In this case, PROC APPEND does exactly what this whole macro does. It creates a dataset or appends new rows to it if it already exists.
proc append base=temp data=in_data;
run;
Now, if you're trying to learn the macro language and using this concept as a learning tool only, it is possible to do this in a macro that's not all that different from yours.
Note: This is not a good way to do this. It might be useful for learning macro concepts, but it should not be used as an example of good code. Despite my improvements, it is still not the way you should do this; proc append or SRSwift's example are better.
One thing I'm going to introduce here: a macro parameter. A good rule of macro programming is that all macros should have parameters. If there's no possible parameter, it should usually be possible to do without needing a macro. Parameters are what make macros useful, most of the time. In this case I'm going to rewrite your macro to take one append dataset as a parameter and one 'base' dataset. In your example, temp was the base dataset and survey_1106 etc. are the append datasets.
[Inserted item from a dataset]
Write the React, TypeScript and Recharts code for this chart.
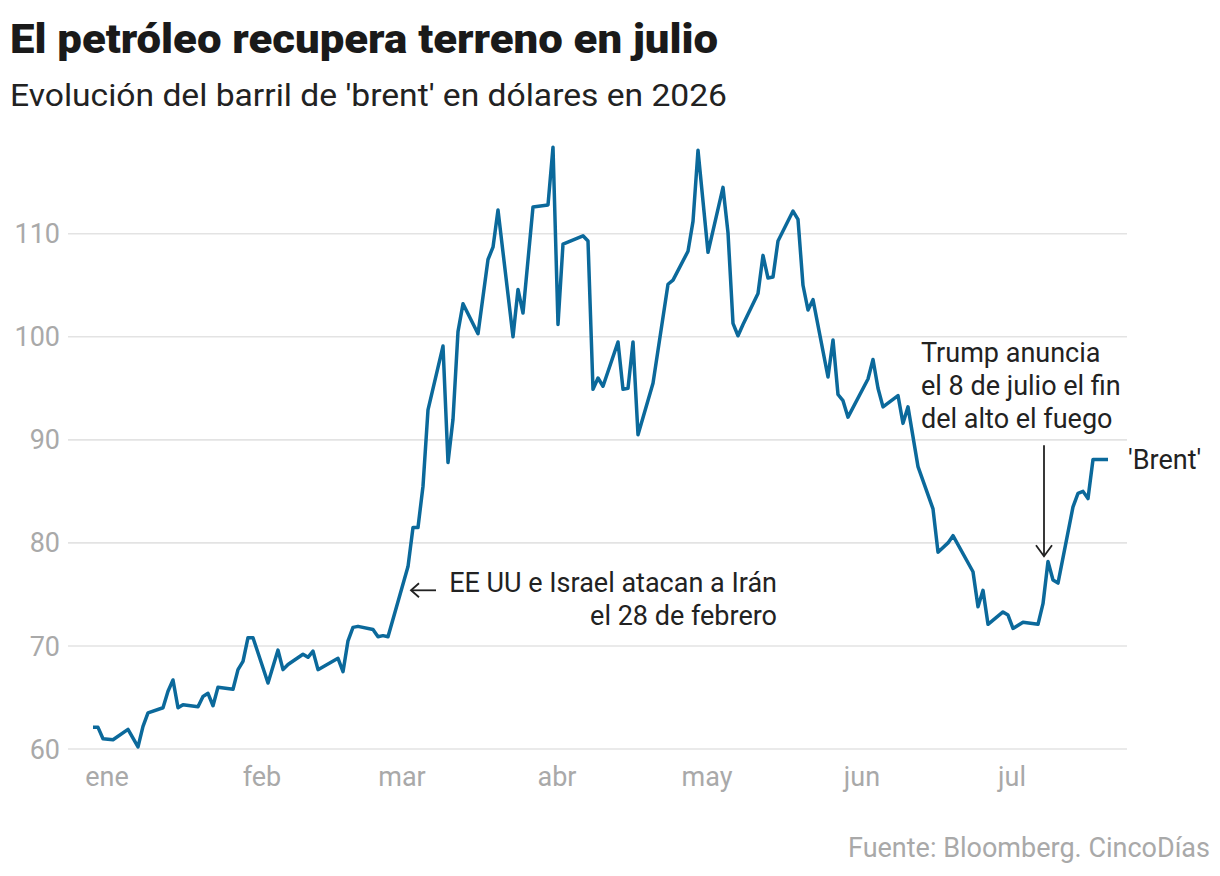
import { CartesianGrid, Line, LineChart, ReferenceDot, XAxis, YAxis } from "recharts";

// day of year (approx. trading days) and Brent close, USD
const days = [
  1, 2, 3, 5, 8, 10, 11, 12, 15, 16, 17, 18, 19, 22, 23, 24, 25, 26, 29, 30, 31,
  32, 33, 36, 38, 39, 40, 43, 44, 45, 46, 50, 51, 52, 53, 54, 57, 58, 59,
  60, 64, 65, 66, 67, 68, 71, 72, 73, 74, 75, 78, 80, 81, 82, 85, 86, 87, 89,
  92, 93, 94, 95, 99, 100, 101, 102, 103, 106, 107, 108, 109, 110, 113, 116, 117, 120,
  121, 122, 124, 127, 128, 129, 130, 131, 134, 135, 136, 137, 138, 141, 142, 143, 144,
  145, 148, 149, 150, 151, 152, 156, 157, 158, 159, 162, 163, 164, 166, 169, 170, 172,
  173, 177, 178, 179, 180, 183, 184, 185, 187, 190, 191, 192, 193, 194, 197, 198, 199,
  200, 201, 204,
];
const brent = [
  62.1, 62.1, 61.0, 60.9, 61.9, 60.2, 62.2, 63.5, 64.0, 65.6, 66.7, 64.0, 64.3, 64.1, 65.1, 65.4, 64.2, 66.0, 65.8, 67.7, 68.5,
  70.8, 70.8, 66.4, 69.6, 67.7, 68.2, 69.2, 68.9, 69.5, 67.7, 68.8, 67.5, 70.5, 71.8, 71.9, 71.6, 70.9, 71.0,
  70.9, 77.7, 81.5, 81.5, 85.5, 92.9, 99.1, 87.8, 92.0, 100.5, 103.2, 100.3, 107.5, 108.7, 112.3, 100.0, 104.6, 102.3, 112.6,
  112.8, 118.4, 101.2, 109.0, 109.8, 109.3, 94.9, 96.0, 95.2, 99.5, 94.9, 95.0, 99.5, 90.5, 95.5, 105.1, 105.5, 108.3,
  111.2, 118.1, 108.2, 114.5, 110.1, 101.3, 100.1, 101.2, 104.2, 107.9, 105.7, 105.8, 109.3, 112.2, 111.4, 105.0, 102.6,
  103.6, 96.1, 99.7, 94.4, 93.8, 92.2, 95.9, 97.8, 95.0, 93.2, 94.3, 91.6, 93.2, 87.4, 83.3, 79.1, 80.0,
  80.7, 77.2, 73.8, 75.4, 72.1, 73.3, 73.0, 71.7, 72.3, 72.1, 74.1, 78.2, 76.4, 76.1, 83.5, 84.8, 85.0,
  84.3, 88.1, 88.1,
];

const monthTicks = [1, 32, 60, 91, 121, 152, 182];
const monthLabels = ["ene", "feb", "mar", "abr", "may", "jun", "jul"];
const priceTicks = [60, 70, 80, 90, 100, 110];

const data = days.map((day, i) => ({ day, brent: brent[i] }));

const FONT = "Roboto, 'Noto Sans', sans-serif";
const GREY = "#a9a9a9";
const INK = "#222";
const BLUE = "#0b699b";

const MonthTick = (props: any) => {
  const { x, y, payload } = props;
  const i = monthTicks.indexOf(payload.value);
  return (
    <text x={x + 14} y={y} dy="0.71em" textAnchor="middle" fill={GREY} fontSize={27} fontFamily={FONT}>
      {monthLabels[i]}
    </text>
  );
};

const AttackNote = ({ cx, cy }: any) => (
  <g fontFamily={FONT} fontSize={27} fill={INK}>
    <line x1={cx} y1={cy} x2={cx + 25} y2={cy} stroke={INK} strokeWidth={1.8} />
    <polyline points={`${cx + 8},${cy - 7} ${cx},${cy} ${cx + 8},${cy + 7}`} fill="none" stroke={INK} strokeWidth={1.8} />
    <text x={cx + 366} y={cy + 2} textAnchor="end">EE UU e Israel atacan a Irán</text>
    <text x={cx + 366} y={cy + 35} textAnchor="end">el 28 de febrero</text>
  </g>
);

const TrumpNote = ({ cx, cy }: any) => (
  <g fontFamily={FONT} fontSize={27} fill={INK}>
    <line x1={cx} y1={cy - 111} x2={cx} y2={cy} stroke={INK} strokeWidth={1.8} />
    <polyline points={`${cx - 8},${cy - 11} ${cx},${cy} ${cx + 8},${cy - 11}`} fill="none" stroke={INK} strokeWidth={1.8} />
    <text x={cx - 123} y={cy - 194}>Trump anuncia</text>
    <text x={cx - 123} y={cy - 161}>el 8 de julio el fin</text>
    <text x={cx - 123} y={cy - 128}>del alto el fuego</text>
  </g>
);

const BrentLabel = ({ cx, cy }: any) => (
  <text x={cx + 20} y={cy + 10} fontFamily={FONT} fontSize={27} fill={INK}>
    'Brent'
  </text>
);

export default function App() {
  return (
    <div style={{ position: "absolute", left: 0, top: 0, width: 1220, height: 876, background: "#fff" }}>
      <LineChart width={1220} height={876} data={data} margin={{ top: 141, right: 93, bottom: 87, left: 8 }}>
        <CartesianGrid vertical={false} horizontalValues={priceTicks} stroke="#e3e3e3" strokeWidth={1.6} />
        <XAxis
          dataKey="day"
          type="number"
          domain={[-4, 207.8]}
          ticks={monthTicks}
          axisLine={false}
          tickLine={false}
          tickSize={0}
          tickMargin={18}
          height={40}
          tick={<MonthTick />}
          interval={0}
        />
        <YAxis
          type="number"
          domain={[60, 119]}
          ticks={priceTicks}
          axisLine={false}
          tickLine={false}
          tickSize={0}
          tickMargin={8}
          width={60}
          tick={{ fill: GREY, fontSize: 27, fontFamily: FONT }}
          allowDataOverflow
        />
        <Line
          dataKey="brent"
          type="linear"
          stroke={BLUE}
          strokeWidth={3.5}
          dot={false}
          activeDot={false}
          strokeLinejoin="round"
          isAnimationActive={false}
        />
        <ReferenceDot x={64.6} y={75.4} shape={<AttackNote />} />
        <ReferenceDot x={191.2} y={78.7} shape={<TrumpNote />} />
        <ReferenceDot x={204} y={88.1} shape={<BrentLabel />} />
      </LineChart>
      <svg width={1220} height={876} style={{ position: "absolute", left: 0, top: 0, pointerEvents: "none" }}>
        <text x={10} y={53} fontFamily={FONT} fontWeight={900} fontSize={40} fill="#1a1a1a" textLength={708} lengthAdjust="spacingAndGlyphs">
          El petróleo recupera terreno en julio
        </text>
        <text x={10} y={106} fontFamily={FONT} fontSize={32} fill={INK} textLength={717} lengthAdjust="spacingAndGlyphs">
          Evolución del barril de 'brent' en dólares en 2026
        </text>
        <text x={1210} y={857} textAnchor="end" fontFamily={FONT} fontSize={27} fill={GREY}>
          Fuente: Bloomberg. CincoDías
        </text>
      </svg>
    </div>
  );
}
Also, &count needs to be a global macro variable. In SAS, variables created inside a macro are by default local in scope - ie, they only are defined inside one run of the macro and then disappear. This is nearly identical to functions in c/etc. languages (a bit different from r, which uses lexical scoping, and you might be expecting given how you wrote this). There are some funny rules, though, but for now we'll just go with this. global macro variables, which include any variable that has already been defined in the global scope, are available in all macro iterations (and outside of macros).
So:
%macro append_dataset(base=,append=);
%if &count=0 %then %do;
data &base.;
set &append.;
run;
%end;
%else %do;
data &base.;
set &base. &append.;
run;
%end;
%let count=%eval(&count.+1);
%mend append_dataset;
%let count=0;
%append_dataset(base=temp,append=survey_1106);
%append_dataset(base=temp,append=survey_1107);
%append_dataset(base=temp,append=survey_1108);
Now, you could generate those calls through an external method (such as dictionary.tables as in Harshad's example). You also could add another element to the macro, which is to iterate over all of the elements in a list provided as append. You could also hardcode the list in a %do loop, as you did in the initial example (but I think that's bad practice to get into). You could literally do that in my macro:
%macro append_dataset(base=,append=);
%do survey=201106 to 201108;
%if &count=0 %then %do;
data &base.;
set survey_&survey.;
run;
%end;
%else %do;
data &base.;
set &base. survey_&survey.s;
run;
%end;
%let count=%eval(&count.+1);
%end;
%mend append_dataset;
Notice the count increment is inside the do loop - that's one of the places you went wrong here. Otherwise this is just adding an outer loop and changing the append mentions to the calculated values from the loop. But again, this is fairly poor coding practice - the loop should at minimum be constructed from a macro parameter.